Peran Guru dan Masyarakat
Seorang guru adalah prototipe di hadapan anak didiknya. Oleh karena itu, sebagai orang yang mentransformasikan pengetahun kepada peserta didik, seorang guru harus membekali dirinya dengan kapabilitas ilmu yang memadai. Tidak kalah pentingnya, kualitas moral seorang pendidik juga harus dijaga. Ini bertujuan agar peserta didik bisa meniru dan menjadikan guru yang mendidik dan mengajarnya sebagai patron dalam tindakan sehari-hari. Maka, benarlah ungkapan Syarif Hidayatullah, pengelola Pesantren Kreatif Alkitabah, yang menyatakan, "Guru yang berkarakter akan menghasilkan murid yang berkarakter." Ini penting.

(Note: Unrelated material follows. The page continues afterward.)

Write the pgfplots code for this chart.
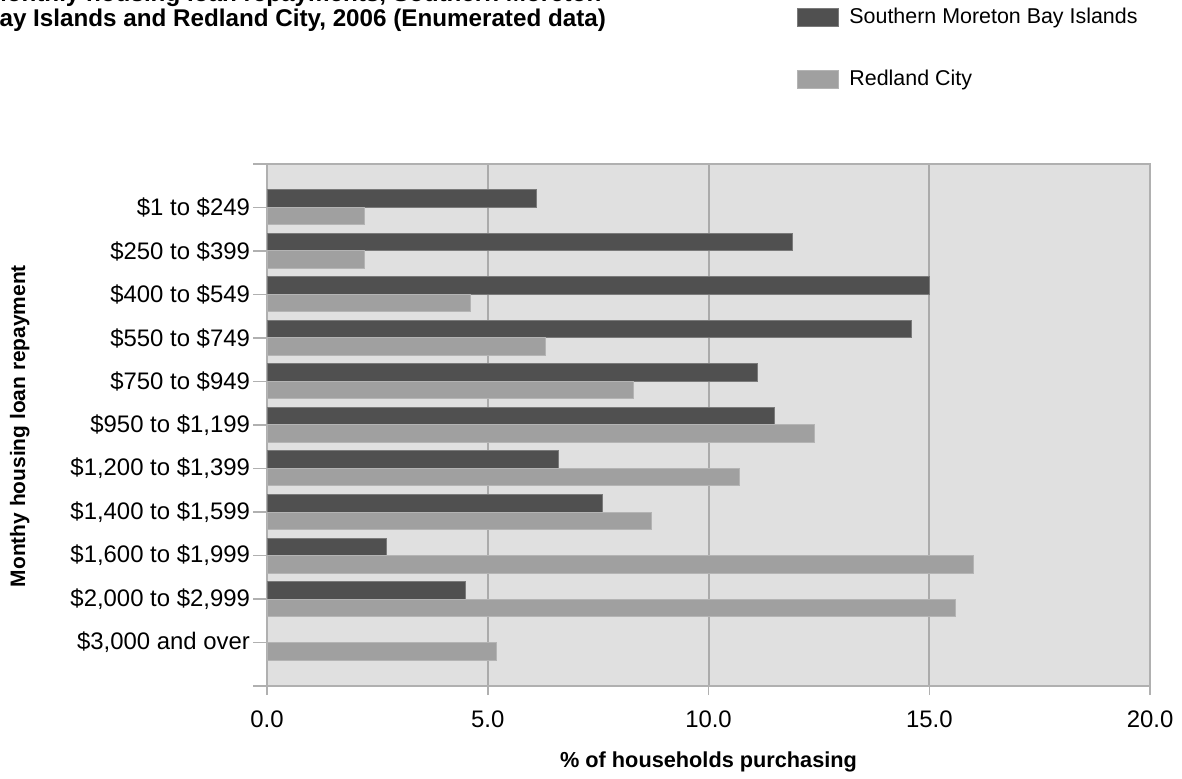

Namun di sisi lain, kita juga tidak boleh melupakan suatu kenyataan bahwa sebenarnya pendidikan juga merupakan produk masyarakat. Pendidikan bisa dipandang bukan hanya sebagai sebuah proses, tapi juga interaksi sosial. Hal ini karena proses pendidikan tidak terjadi di ruang hampa, tapi di sebuah realitas sosial yang bergerak dinamis dengan perubahan yang sangat cepat. Lingkungan masyarakat yang baik akan membentuk nilai-nilai moral dan karakter yang baik pula sehingga melekat pada diri anak. Dengan demikian, guru dan masyarakat harus saling bersinergi untuk membentuk karakter anak sejak masa awal proses pendidikan. Jika ini bisa dilaksanakan, maka 10-20 tahun ke depan, Indonesia akan dipenuhi dengan anak-anak bangsa yang memiliki keseimbangan intelektual, emosional, dan spiritual.